┌──

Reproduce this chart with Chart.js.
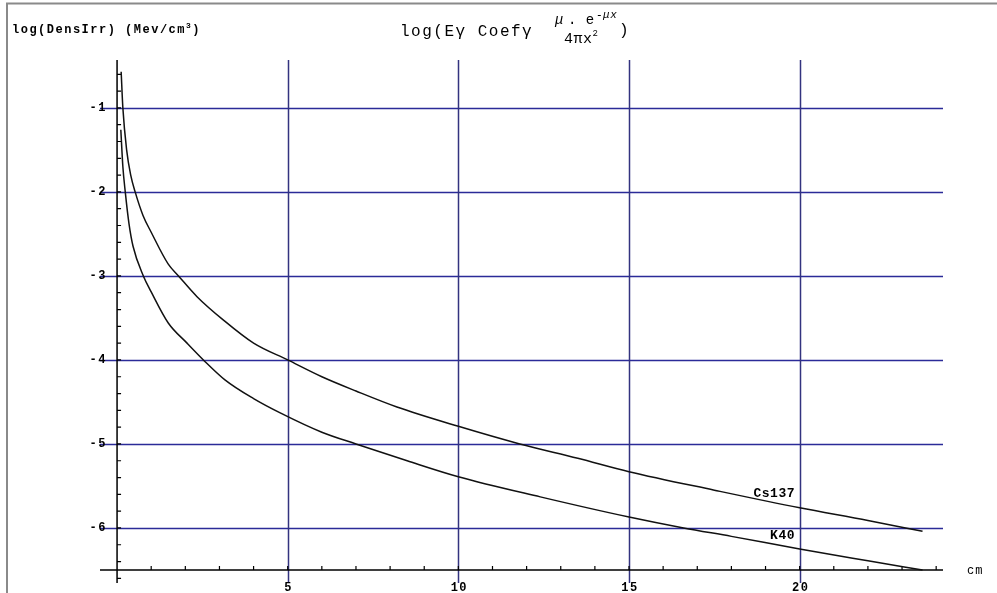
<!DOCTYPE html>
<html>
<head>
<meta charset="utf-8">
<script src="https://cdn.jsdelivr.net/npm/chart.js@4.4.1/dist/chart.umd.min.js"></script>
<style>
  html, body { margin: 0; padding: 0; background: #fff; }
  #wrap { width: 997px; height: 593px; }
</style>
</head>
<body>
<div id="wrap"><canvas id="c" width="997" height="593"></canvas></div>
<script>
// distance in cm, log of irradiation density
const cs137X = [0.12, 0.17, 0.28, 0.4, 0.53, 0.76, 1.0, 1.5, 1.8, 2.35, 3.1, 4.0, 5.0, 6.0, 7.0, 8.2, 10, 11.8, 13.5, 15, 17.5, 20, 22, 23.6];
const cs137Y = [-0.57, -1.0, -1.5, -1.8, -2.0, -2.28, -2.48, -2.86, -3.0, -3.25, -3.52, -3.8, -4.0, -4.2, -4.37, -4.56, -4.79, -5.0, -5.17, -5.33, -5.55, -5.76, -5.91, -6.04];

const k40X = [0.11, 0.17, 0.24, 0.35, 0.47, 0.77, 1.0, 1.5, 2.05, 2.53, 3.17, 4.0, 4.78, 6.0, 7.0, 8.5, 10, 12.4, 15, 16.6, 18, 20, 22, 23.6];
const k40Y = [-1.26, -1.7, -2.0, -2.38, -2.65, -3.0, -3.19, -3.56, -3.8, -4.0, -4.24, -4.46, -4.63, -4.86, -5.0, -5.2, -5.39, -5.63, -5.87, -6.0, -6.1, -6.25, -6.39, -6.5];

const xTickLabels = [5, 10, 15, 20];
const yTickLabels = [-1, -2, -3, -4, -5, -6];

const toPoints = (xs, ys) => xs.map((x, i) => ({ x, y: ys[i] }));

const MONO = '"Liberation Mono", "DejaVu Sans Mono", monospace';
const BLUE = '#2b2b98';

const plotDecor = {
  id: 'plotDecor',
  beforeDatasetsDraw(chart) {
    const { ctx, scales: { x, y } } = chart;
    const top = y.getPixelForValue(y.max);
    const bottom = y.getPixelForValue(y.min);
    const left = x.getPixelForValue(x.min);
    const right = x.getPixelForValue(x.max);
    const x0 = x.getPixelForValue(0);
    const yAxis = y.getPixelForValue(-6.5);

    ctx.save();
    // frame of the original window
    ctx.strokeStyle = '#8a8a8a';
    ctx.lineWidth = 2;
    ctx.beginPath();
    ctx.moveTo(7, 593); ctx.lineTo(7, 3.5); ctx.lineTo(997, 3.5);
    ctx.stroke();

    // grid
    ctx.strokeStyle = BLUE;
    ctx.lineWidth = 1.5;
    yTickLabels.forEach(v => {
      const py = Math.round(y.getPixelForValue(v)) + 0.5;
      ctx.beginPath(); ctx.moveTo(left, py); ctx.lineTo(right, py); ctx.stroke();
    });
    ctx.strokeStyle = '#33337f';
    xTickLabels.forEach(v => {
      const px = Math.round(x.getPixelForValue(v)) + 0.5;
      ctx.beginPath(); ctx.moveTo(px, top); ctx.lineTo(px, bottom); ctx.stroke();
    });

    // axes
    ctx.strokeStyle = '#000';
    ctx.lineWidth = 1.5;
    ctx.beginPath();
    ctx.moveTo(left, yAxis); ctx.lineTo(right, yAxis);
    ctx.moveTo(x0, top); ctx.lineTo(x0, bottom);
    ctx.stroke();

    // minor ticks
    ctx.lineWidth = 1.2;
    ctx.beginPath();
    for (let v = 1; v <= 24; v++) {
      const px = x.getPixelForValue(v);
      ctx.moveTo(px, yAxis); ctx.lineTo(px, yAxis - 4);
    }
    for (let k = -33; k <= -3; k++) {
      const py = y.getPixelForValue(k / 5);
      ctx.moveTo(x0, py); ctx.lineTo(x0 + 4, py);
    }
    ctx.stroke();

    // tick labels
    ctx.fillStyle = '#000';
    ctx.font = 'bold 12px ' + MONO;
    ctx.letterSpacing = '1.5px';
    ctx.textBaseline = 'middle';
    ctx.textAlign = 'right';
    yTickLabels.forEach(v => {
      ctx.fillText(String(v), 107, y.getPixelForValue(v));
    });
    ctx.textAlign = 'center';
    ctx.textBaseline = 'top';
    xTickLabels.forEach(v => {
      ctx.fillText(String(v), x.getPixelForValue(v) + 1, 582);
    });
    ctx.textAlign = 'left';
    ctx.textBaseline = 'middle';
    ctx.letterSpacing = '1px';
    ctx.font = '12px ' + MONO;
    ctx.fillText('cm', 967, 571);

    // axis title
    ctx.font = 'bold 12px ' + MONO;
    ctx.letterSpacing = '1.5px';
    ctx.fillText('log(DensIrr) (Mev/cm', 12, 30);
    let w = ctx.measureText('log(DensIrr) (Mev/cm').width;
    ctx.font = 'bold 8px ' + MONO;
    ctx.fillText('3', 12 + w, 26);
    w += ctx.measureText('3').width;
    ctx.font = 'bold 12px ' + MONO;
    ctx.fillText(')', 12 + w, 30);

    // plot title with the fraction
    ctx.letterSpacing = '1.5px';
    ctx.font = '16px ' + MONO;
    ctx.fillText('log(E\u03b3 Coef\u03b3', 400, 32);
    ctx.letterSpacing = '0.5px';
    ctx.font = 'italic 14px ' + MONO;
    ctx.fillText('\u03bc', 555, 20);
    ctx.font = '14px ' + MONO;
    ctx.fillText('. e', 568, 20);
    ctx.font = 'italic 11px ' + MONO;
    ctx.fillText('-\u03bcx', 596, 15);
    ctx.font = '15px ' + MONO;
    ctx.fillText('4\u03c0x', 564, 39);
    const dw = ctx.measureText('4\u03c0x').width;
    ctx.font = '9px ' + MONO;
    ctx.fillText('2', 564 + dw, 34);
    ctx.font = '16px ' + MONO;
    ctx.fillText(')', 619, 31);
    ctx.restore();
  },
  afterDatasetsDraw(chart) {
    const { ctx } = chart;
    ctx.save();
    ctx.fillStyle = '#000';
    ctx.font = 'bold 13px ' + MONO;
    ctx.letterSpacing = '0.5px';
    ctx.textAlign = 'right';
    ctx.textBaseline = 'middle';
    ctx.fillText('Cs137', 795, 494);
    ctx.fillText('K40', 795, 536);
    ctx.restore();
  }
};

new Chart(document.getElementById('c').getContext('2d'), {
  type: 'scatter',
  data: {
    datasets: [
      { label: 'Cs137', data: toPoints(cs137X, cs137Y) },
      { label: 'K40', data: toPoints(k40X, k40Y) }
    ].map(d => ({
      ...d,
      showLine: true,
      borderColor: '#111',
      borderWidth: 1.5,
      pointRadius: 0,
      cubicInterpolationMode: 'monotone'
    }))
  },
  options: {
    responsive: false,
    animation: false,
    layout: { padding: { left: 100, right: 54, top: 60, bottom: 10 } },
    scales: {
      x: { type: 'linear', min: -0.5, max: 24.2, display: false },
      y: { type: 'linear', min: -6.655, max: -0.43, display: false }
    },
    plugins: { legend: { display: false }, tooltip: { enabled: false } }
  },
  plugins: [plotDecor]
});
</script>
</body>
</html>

└──

- **Task to complete**: Quote, exactly and only, the lines from the first line of the data above through the line containing "const BLUE = '#2b2b98';". The pictures do not belong in it.

- **Solved problem**:
Reproduce this chart with Chart.js.
<!DOCTYPE html>
<html>
<head>
<meta charset="utf-8">
<script src="https://cdn.jsdelivr.net/npm/chart.js@4.4.1/dist/chart.umd.min.js"></script>
<style>
  html, body { margin: 0; padding: 0; background: #fff; }
  #wrap { width: 997px; height: 593px; }
</style>
</head>
<body>
<div id="wrap"><canvas id="c" width="997" height="593"></canvas></div>
<script>
// distance in cm, log of irradiation density
const cs137X = [0.12, 0.17, 0.28, 0.4, 0.53, 0.76, 1.0, 1.5, 1.8, 2.35, 3.1, 4.0, 5.0, 6.0, 7.0, 8.2, 10, 11.8, 13.5, 15, 17.5, 20, 22, 23.6];
const cs137Y = [-0.57, -1.0, -1.5, -1.8, -2.0, -2.28, -2.48, -2.86, -3.0, -3.25, -3.52, -3.8, -4.0, -4.2, -4.37, -4.56, -4.79, -5.0, -5.17, -5.33, -5.55, -5.76, -5.91, -6.04];

const k40X = [0.11, 0.17, 0.24, 0.35, 0.47, 0.77, 1.0, 1.5, 2.05, 2.53, 3.17, 4.0, 4.78, 6.0, 7.0, 8.5, 10, 12.4, 15, 16.6, 18, 20, 22, 23.6];
const k40Y = [-1.26, -1.7, -2.0, -2.38, -2.65, -3.0, -3.19, -3.56, -3.8, -4.0, -4.24, -4.46, -4.63, -4.86, -5.0, -5.2, -5.39, -5.63, -5.87, -6.0, -6.1, -6.25, -6.39, -6.5];

const xTickLabels = [5, 10, 15, 20];
const yTickLabels = [-1, -2, -3, -4, -5, -6];

const toPoints = (xs, ys) => xs.map((x, i) => ({ x, y: ys[i] }));

const MONO = '"Liberation Mono", "DejaVu Sans Mono", monospace';
const BLUE = '#2b2b98';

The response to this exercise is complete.